Plusieurs appels à manifester ont par ailleurs été lancés pour la journée de dimanche sur les réseaux sociaux, notamment à Rio de Janeiro et Sao Paulo, sous le slogan "Dictature, plus jamais".

- "Restaurer la vérité" -

Mais Jair Bolsonaro, ex-capitaine de l'armée dont le gouvernement comprend huit militaires parmi les 22 ministres, a également reçu de nombreux messages de soutien.

La députée Joice Hassemmann, leader du Parti social libéral (PSL) de Bolsonaro au Congrès, a déclaré sur Twitter que ces commémorations visaient à "restaurer la vérité" de l'histoire. "Vous pouvez hurler, vous êtes libres de pleurer, mais grâce aux militaires, le Brésil aussi a été libéré", a-t-elle ajouté.

"Le Brésil se doit de célébrer le 31 mars, date à laquelle nous étions sur le point de basculer dans le communisme. Nous aurions pu connaître le sort du Venezuela ou de la Corée du Nord", a affirmé à l'AFP Heitor Freire, un autre député du PSL fraîchement élu.

Mais la presse brésilienne fait état de divergences parmi les militaires au sein du gouvernement, qui préfèreraient une posture plus discrète à ce sujet.

Jair Bolsonaro, 64 ans, est le premier président du Brésil à faire ouvertement l'apologie de la dictature militaire depuis le retour à la démocratie en 1985.

En 2011, la présidente Dilma Rousseff (gauche), ex-guérilléra torturée lors des années de plomb, avait interdit à tous les corps de l'armée quelque commémoration que ce soit de la dictature.

Cela n'avait pas empêché M. Bolsonaro, alors député, de se poster plusieurs années de suite devant le ministère de la Défense, un fumigène à la main, pour célébrer la date du 31 mars, notamment en 2014 lors du cinquantenaire.

En 2016, lors du vote de destitution de Dilma Rousseff à la Chambre des députés pour maquillage des comptes publics, il avait dédié son vote au colonel qui était le chef du renseignement sous la dictature et qui était un tortionnaire notoire.

La même année, lors d'un entretien à la radio Jovem Pan, l'ancien parachutiste avait déclaré que "l'erreur de la dictature a été de torturer sans tuer".
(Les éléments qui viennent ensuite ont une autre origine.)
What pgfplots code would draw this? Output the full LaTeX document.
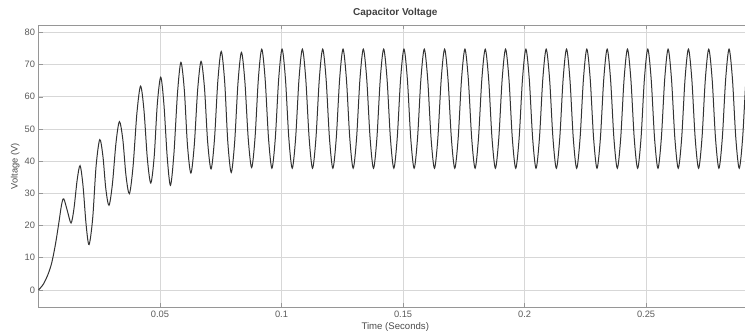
\documentclass[border=0pt]{standalone}
\usepackage{pgfplots}
\pgfplotsset{compat=1.18}
\usepackage{pgfplotstable}
\usepackage{fontspec}
\setmainfont{Liberation Sans}
\definecolor{tickgray}{RGB}{90,90,90}
\definecolor{gridgray}{RGB}{215,215,215}
\definecolor{axgray}{RGB}{150,150,150}
\pgfplotstableread[row sep=\\]{
t v\\
0 0\\ 0.002 1.8\\ 0.004 5.0\\ 0.0055 8.6\\ 0.007 14.3\\ 0.0083 20.5\\ 0.0095 26.5\\
0.0104 28.3\\ 0.0119 24.5\\ 0.0134 20.8\\ 0.0146 25.3\\ 0.0159 34.1\\
0.0171 38.6\\ 0.0183 32.5\\ 0.0196 20.2\\ 0.0208 14.1\\ 0.0223 22.3\\ 0.0237 38.5\\
0.0252 46.7\\ 0.0265 41.6\\ 0.0277 31.4\\ 0.0290 26.3\\ 0.0304 32.8\\ 0.0319 45.8\\
0.0333 52.3\\ 0.0347 46.7\\ 0.0360 35.5\\ 0.0374 29.9\\ 0.0389 38.3\\ 0.0405 55.0\\
0.0420 63.3\\ 0.0434 55.8\\ 0.0448 40.7\\ 0.0462 33.2\\ 0.0476 41.4\\ 0.0489 57.9\\
0.0503 66.1\\ 0.0516 57.7\\ 0.0530 40.9\\ 0.0543 32.5\\ 0.0557 42.1\\ 0.0572 61.2\\
0.0586 70.7\\ 0.0600 62.1\\ 0.0613 44.9\\ 0.0627 36.3\\ 0.0641 45.0\\ 0.0655 62.3\\
0.0669 71.0\\ 0.0683 62.7\\ 0.0696 46.0\\ 0.0710 37.6\\ 0.0724 46.7\\ 0.0738 65.0\\
0.0752 74.1\\ 0.0766 64.7\\ 0.0779 45.9\\ 0.0793 36.5\\ 0.0807 45.8\\ 0.0821 64.5\\
0.0835 73.8\\ 0.0849 64.9\\ 0.0863 47.0\\ 0.0877 38.0\\ 0.08909 47.2\\ 0.09047 65.6\\
0.09186 74.8\\ 0.09325 65.55\\ 0.09465 47.05\\ 0.09604 37.8\\ 0.09743 47.05\\ 0.09883 65.55\\
0.10022 74.8\\ 0.10161 65.55\\ 0.10301 47.05\\ 0.10440 37.8\\ 0.10579 47.05\\ 0.10719 65.55\\
0.10858 74.8\\ 0.10997 65.55\\ 0.11137 47.05\\ 0.11276 37.8\\ 0.11415 47.05\\ 0.11555 65.55\\
0.11694 74.8\\ 0.11833 65.55\\ 0.11973 47.05\\ 0.12112 37.8\\ 0.12251 47.05\\ 0.12391 65.55\\
0.12530 74.8\\ 0.12669 65.55\\ 0.12809 47.05\\ 0.12948 37.8\\ 0.13087 47.05\\ 0.13227 65.55\\
0.13366 74.8\\ 0.13505 65.55\\ 0.13645 47.05\\ 0.13784 37.8\\ 0.13923 47.05\\ 0.14063 65.55\\
0.14202 74.8\\ 0.14341 65.55\\ 0.14481 47.05\\ 0.14620 37.8\\ 0.14759 47.05\\ 0.14899 65.55\\
0.15038 74.8\\ 0.15177 65.55\\ 0.15317 47.05\\ 0.15456 37.8\\ 0.15595 47.05\\ 0.15735 65.55\\
0.15874 74.8\\ 0.16013 65.55\\ 0.16153 47.05\\ 0.16292 37.8\\ 0.16431 47.05\\ 0.16571 65.55\\
0.16710 74.8\\ 0.16849 65.55\\ 0.16989 47.05\\ 0.17128 37.8\\ 0.17267 47.05\\ 0.17407 65.55\\
0.17546 74.8\\ 0.17685 65.55\\ 0.17825 47.05\\ 0.17964 37.8\\ 0.18103 47.05\\ 0.18243 65.55\\
0.18382 74.8\\ 0.18521 65.55\\ 0.18661 47.05\\ 0.18800 37.8\\ 0.18939 47.05\\ 0.19079 65.55\\
0.19218 74.8\\ 0.19357 65.55\\ 0.19497 47.05\\ 0.19636 37.8\\ 0.19775 47.05\\ 0.19915 65.55\\
0.20054 74.8\\ 0.20193 65.55\\ 0.20333 47.05\\ 0.20472 37.8\\ 0.20611 47.05\\ 0.20751 65.55\\
0.20890 74.8\\ 0.21029 65.55\\ 0.21169 47.05\\ 0.21308 37.8\\ 0.21447 47.05\\ 0.21587 65.55\\
0.21726 74.8\\ 0.21865 65.55\\ 0.22005 47.05\\ 0.22144 37.8\\ 0.22283 47.05\\ 0.22423 65.55\\
0.22562 74.8\\ 0.22701 65.55\\ 0.22841 47.05\\ 0.22980 37.8\\ 0.23119 47.05\\ 0.23259 65.55\\
0.23398 74.8\\ 0.23537 65.55\\ 0.23677 47.05\\ 0.23816 37.8\\ 0.23955 47.05\\ 0.24095 65.55\\
0.24234 74.8\\ 0.24373 65.55\\ 0.24513 47.05\\ 0.24652 37.8\\ 0.24791 47.05\\ 0.24931 65.55\\
0.25070 74.8\\ 0.25209 65.55\\ 0.25349 47.05\\ 0.25488 37.8\\ 0.25627 47.05\\ 0.25767 65.55\\
0.25906 74.8\\ 0.26045 65.55\\ 0.26185 47.05\\ 0.26324 37.8\\ 0.26463 47.05\\ 0.26603 65.55\\
0.26742 74.8\\ 0.26881 65.55\\ 0.27021 47.05\\ 0.27160 37.8\\ 0.27299 47.05\\ 0.27439 65.55\\
0.27578 74.8\\ 0.27717 65.55\\ 0.27857 47.05\\ 0.27996 37.8\\ 0.28135 47.05\\ 0.28275 65.55\\
0.28414 74.8\\ 0.28553 65.55\\ 0.28693 47.05\\ 0.28832 37.8\\ 0.28971 47.05\\ 0.29111 65.55\\
0.29250 74.8\\
}\vdata
\begin{document}
\begin{tikzpicture}
\useasboundingbox (-38.5pt,-25pt) rectangle (706.5pt,307pt);
\begin{axis}[
  at={(0,0)}, anchor=south west,
  scale only axis,
  width=706.5pt, height=282pt,
  xmin=0, xmax=0.2907,
  ymin=-5.3, ymax=82.3,
  axis x line*=box, axis y line*=left,
  axis line style={axgray, line width=0.6pt},
  xtick={0.05,0.1,0.15,0.2,0.25},
  xticklabels={0.05,0.1,0.15,0.2,0.25},
  scaled x ticks=false,
  ytick={0,10,...,80},
  /pgf/number format/assume math mode=true,
  tick style={axgray, line width=0.5pt},
  major tick length=4pt,
  tick label style={font=\fontsize{9.3}{10}\selectfont, text=tickgray},
  grid=major,
  major grid style={gridgray, line width=0.6pt},
  title={Capacitor Voltage},
  title style={font=\bfseries\fontsize{10}{12}\selectfont, text=black!75, at={(axis description cs:0.505,1.013)}, anchor=base},
  xlabel={Time (Seconds)},
  xlabel style={font=\fontsize{9.6}{11}\selectfont, text=black!70, at={(axis description cs:0.505,-0.071)}, anchor=center},
  ylabel={Voltage (V)},
  ylabel style={font=\fontsize{9.3}{11}\selectfont, text=black!70, at={(axis description cs:-0.033,0.5)}, anchor=center, rotate=0},
  clip=true,
]
\addplot[smooth, color=black!80, line width=1pt] table[x=t, y=v] {\vdata};
\end{axis}
\end{tikzpicture}
\end{document}
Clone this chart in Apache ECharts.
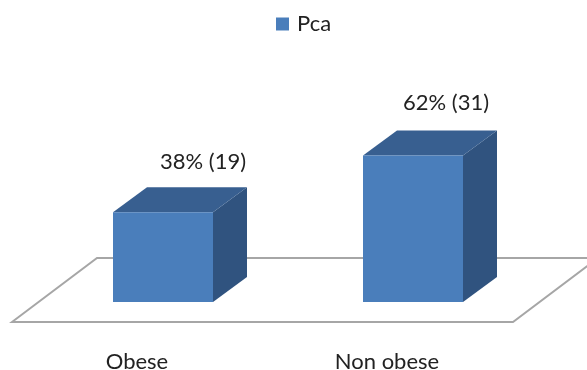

Une fois au pouvoir, il a continué dans la même veine, tressant notamment des lauriers aux dictatures d'Alfredo Stroessner (1954-1989) au Paraguay et d'Augusto Pinochet (1973-1990) au Chili, lors de visites officielles dans ces deux pays.

- Impunité -

Pour l'historien Carlos Fico, de l'Université fédérale de Rio de Janeiro (UFRJ), la posture du président Bolsonaro est un exemple classique de négationnisme.

"C'est un discours purement idéologique. Il y a toujours eu au Brésil des tentatives de rendre légitime le régime militaire, mais les preuves sont indiscutables", explique-t-il.

"Il n'y a pas le moindre doute sur le fait qu'il s'agissait d'un coup d'Etat militaire avec le soutien de civils, au nom de la lutte contre le communisme", renchérit Paulo Sergio Pinheiro, ministre des Droits de l'Homme sous la présidence de Fernando Henrique Cardoso (1995-2002).

Mais, selon lui, l'impunité des crimes du régime militaire au Brésil a suscité une sorte d'amnésie collective.

"Contrairement à l'Argentine, au Chili ou à l'Uruguay, où les crimes de la dictature ont été punis, ce ne fut pas le cas ici, en raison de l'auto-amnistie que le régime s'est octroyé en 1979 (en échange de l'amnistie des opposants au régime en cas de retour au Brésil)", conclut M. Pinheiro.